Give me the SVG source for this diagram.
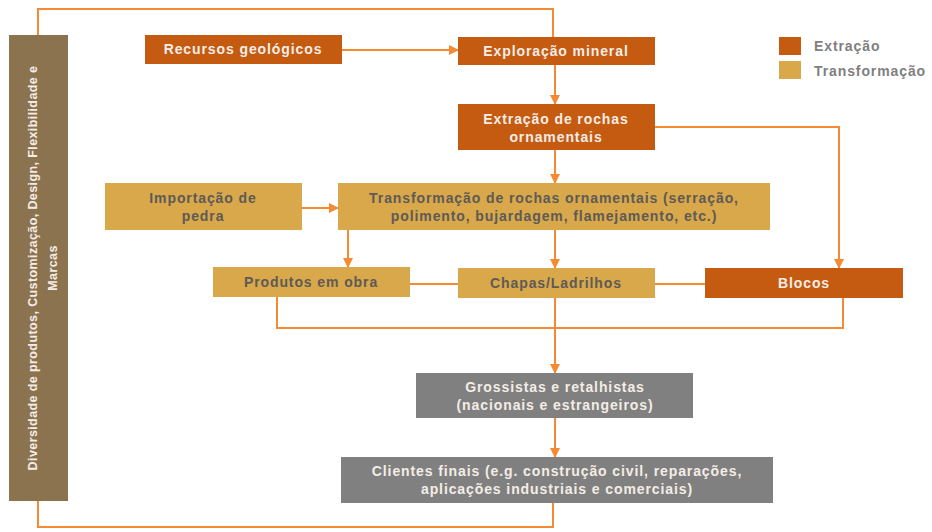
<svg xmlns="http://www.w3.org/2000/svg" width="932" height="532" viewBox="0 0 932 532">
<style>
text{font-family:"Liberation Sans",Arial,sans-serif;font-weight:bold;font-size:14px;text-anchor:middle;letter-spacing:0.9px}
.ext{fill:#C55A11}
.trf{fill:#D8A84B}
.gry{fill:#808080}
.w{fill:#F4EDE6}
.d{fill:#5E5A55}
.c{fill:none;stroke:#F58A33;stroke-width:2}
.lg{fill:#7F7F7F;text-anchor:start}
</style>
<defs>
<marker id="ah" markerWidth="10" markerHeight="10" refX="9" refY="5" orient="auto" markerUnits="userSpaceOnUse">
<path d="M0,0 L10,5 L0,10 Z" fill="#F58A33"/>
</marker>
</defs>
<g id="connectors">
<path class="c" d="M38,35 V9 H553 V37"/>
<path class="c" d="M38,501 V527 H553 V503"/>
<path class="c" d="M342,50 H458" marker-end="url(#ah)"/>
<path class="c" d="M555,65 V104" marker-end="url(#ah)"/>
<path class="c" d="M655,127 H839 V268" marker-end="url(#ah)"/>
<path class="c" d="M555,150 V183" marker-end="url(#ah)"/>
<path class="c" d="M302,208 H338" marker-end="url(#ah)"/>
<path class="c" d="M348,230 V267" marker-end="url(#ah)"/>
<path class="c" d="M555,230 V268" marker-end="url(#ah)"/>
<path class="c" d="M410,284 H458"/>
<path class="c" d="M655,284 H705"/>
<path class="c" d="M277,297 V328 H843 V298"/>
<path class="c" d="M555,298 V373" marker-end="url(#ah)"/>
<path class="c" d="M555,418 V457" marker-end="url(#ah)"/>
</g>
<g id="side">
<rect x="9" y="35" width="59" height="466" fill="#8C7350"/>
<text class="w" transform="translate(37,268) rotate(-90)" style="font-size:12.5px;letter-spacing:0.4px">Diversidade de produtos, Customização, Design, Flexibilidade e</text>
<text class="w" transform="translate(57,268) rotate(-90)" style="font-size:12.5px;letter-spacing:0.4px">Marcas</text>
</g>
<g id="recursos">
<rect class="ext" x="145" y="35" width="197" height="29"/>
<text class="w" x="243" y="54">Recursos geológicos</text>
</g>
<g id="exploracao">
<rect class="ext" x="458" y="37" width="197" height="28"/>
<text class="w" x="556" y="56">Exploração mineral</text>
</g>
<g id="extracao">
<rect class="ext" x="458" y="104" width="197" height="46"/>
<text class="w" x="556" y="124">Extração de rochas</text>
<text class="w" x="556" y="142">ornamentais</text>
</g>
<g id="importacao">
<rect class="trf" x="105" y="183" width="197" height="47"/>
<text class="d" x="203" y="203">Importação de</text>
<text class="d" x="203" y="221">pedra</text>
</g>
<g id="transformacao">
<rect class="trf" x="338" y="183" width="432" height="47"/>
<text class="d" x="554" y="203">Transformação de rochas ornamentais (serração,</text>
<text class="d" x="554" y="221">polimento, bujardagem, flamejamento, etc.)</text>
</g>
<g id="produtos">
<rect class="trf" x="213" y="267" width="197" height="30"/>
<text class="d" x="311" y="287">Produtos em obra</text>
</g>
<g id="chapas">
<rect class="trf" x="458" y="268" width="197" height="30"/>
<text class="d" x="556" y="288">Chapas/Ladrilhos</text>
</g>
<g id="blocos">
<rect class="ext" x="705" y="268" width="198" height="30"/>
<text class="w" x="804" y="288">Blocos</text>
</g>
<g id="grossistas">
<rect class="gry" x="416" y="373" width="277" height="45"/>
<text class="w" x="555" y="392">Grossistas e retalhistas</text>
<text class="w" x="555" y="410">(nacionais e estrangeiros)</text>
</g>
<g id="clientes">
<rect class="gry" x="341" y="457" width="432" height="46"/>
<text class="w" x="557" y="476">Clientes finais (e.g.  construção civil, reparações,</text>
<text class="w" x="557" y="494">aplicações industriais e comerciais)</text>
</g>
<g id="legend">
<rect class="ext" x="779" y="37" width="22" height="18"/>
<text class="lg" x="814" y="51">Extração</text>
<rect class="trf" x="779" y="61" width="22" height="18"/>
<text class="lg" x="814" y="76">Transformação</text>
</g>
</svg>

· · · · ·

## WHAT YOU HAVE TO DO
Go through the listing above and quote it exactly, apart from its images.

## EXERCISE SOLUTION
Give me the SVG source for this diagram.
<svg xmlns="http://www.w3.org/2000/svg" width="932" height="532" viewBox="0 0 932 532">
<style>
text{font-family:"Liberation Sans",Arial,sans-serif;font-weight:bold;font-size:14px;text-anchor:middle;letter-spacing:0.9px}
.ext{fill:#C55A11}
.trf{fill:#D8A84B}
.gry{fill:#808080}
.w{fill:#F4EDE6}
.d{fill:#5E5A55}
.c{fill:none;stroke:#F58A33;stroke-width:2}
.lg{fill:#7F7F7F;text-anchor:start}
</style>
<defs>
<marker id="ah" markerWidth="10" markerHeight="10" refX="9" refY="5" orient="auto" markerUnits="userSpaceOnUse">
<path d="M0,0 L10,5 L0,10 Z" fill="#F58A33"/>
</marker>
</defs>
<g id="connectors">
<path class="c" d="M38,35 V9 H553 V37"/>
<path class="c" d="M38,501 V527 H553 V503"/>
<path class="c" d="M342,50 H458" marker-end="url(#ah)"/>
<path class="c" d="M555,65 V104" marker-end="url(#ah)"/>
<path class="c" d="M655,127 H839 V268" marker-end="url(#ah)"/>
<path class="c" d="M555,150 V183" marker-end="url(#ah)"/>
<path class="c" d="M302,208 H338" marker-end="url(#ah)"/>
<path class="c" d="M348,230 V267" marker-end="url(#ah)"/>
<path class="c" d="M555,230 V268" marker-end="url(#ah)"/>
<path class="c" d="M410,284 H458"/>
<path class="c" d="M655,284 H705"/>
<path class="c" d="M277,297 V328 H843 V298"/>
<path class="c" d="M555,298 V373" marker-end="url(#ah)"/>
<path class="c" d="M555,418 V457" marker-end="url(#ah)"/>
</g>
<g id="side">
<rect x="9" y="35" width="59" height="466" fill="#8C7350"/>
<text class="w" transform="translate(37,268) rotate(-90)" style="font-size:12.5px;letter-spacing:0.4px">Diversidade de produtos, Customização, Design, Flexibilidade e</text>
<text class="w" transform="translate(57,268) rotate(-90)" style="font-size:12.5px;letter-spacing:0.4px">Marcas</text>
</g>
<g id="recursos">
<rect class="ext" x="145" y="35" width="197" height="29"/>
<text class="w" x="243" y="54">Recursos geológicos</text>
</g>
<g id="exploracao">
<rect class="ext" x="458" y="37" width="197" height="28"/>
<text class="w" x="556" y="56">Exploração mineral</text>
</g>
<g id="extracao">
<rect class="ext" x="458" y="104" width="197" height="46"/>
<text class="w" x="556" y="124">Extração de rochas</text>
<text class="w" x="556" y="142">ornamentais</text>
</g>
<g id="importacao">
<rect class="trf" x="105" y="183" width="197" height="47"/>
<text class="d" x="203" y="203">Importação de</text>
<text class="d" x="203" y="221">pedra</text>
</g>
<g id="transformacao">
<rect class="trf" x="338" y="183" width="432" height="47"/>
<text class="d" x="554" y="203">Transformação de rochas ornamentais (serração,</text>
<text class="d" x="554" y="221">polimento, bujardagem, flamejamento, etc.)</text>
</g>
<g id="produtos">
<rect class="trf" x="213" y="267" width="197" height="30"/>
<text class="d" x="311" y="287">Produtos em obra</text>
</g>
<g id="chapas">
<rect class="trf" x="458" y="268" width="197" height="30"/>
<text class="d" x="556" y="288">Chapas/Ladrilhos</text>
</g>
<g id="blocos">
<rect class="ext" x="705" y="268" width="198" height="30"/>
<text class="w" x="804" y="288">Blocos</text>
</g>
<g id="grossistas">
<rect class="gry" x="416" y="373" width="277" height="45"/>
<text class="w" x="555" y="392">Grossistas e retalhistas</text>
<text class="w" x="555" y="410">(nacionais e estrangeiros)</text>
</g>
<g id="clientes">
<rect class="gry" x="341" y="457" width="432" height="46"/>
<text class="w" x="557" y="476">Clientes finais (e.g.  construção civil, reparações,</text>
<text class="w" x="557" y="494">aplicações industriais e comerciais)</text>
</g>
<g id="legend">
<rect class="ext" x="779" y="37" width="22" height="18"/>
<text class="lg" x="814" y="51">Extração</text>
<rect class="trf" x="779" y="61" width="22" height="18"/>
<text class="lg" x="814" y="76">Transformação</text>
</g>
</svg>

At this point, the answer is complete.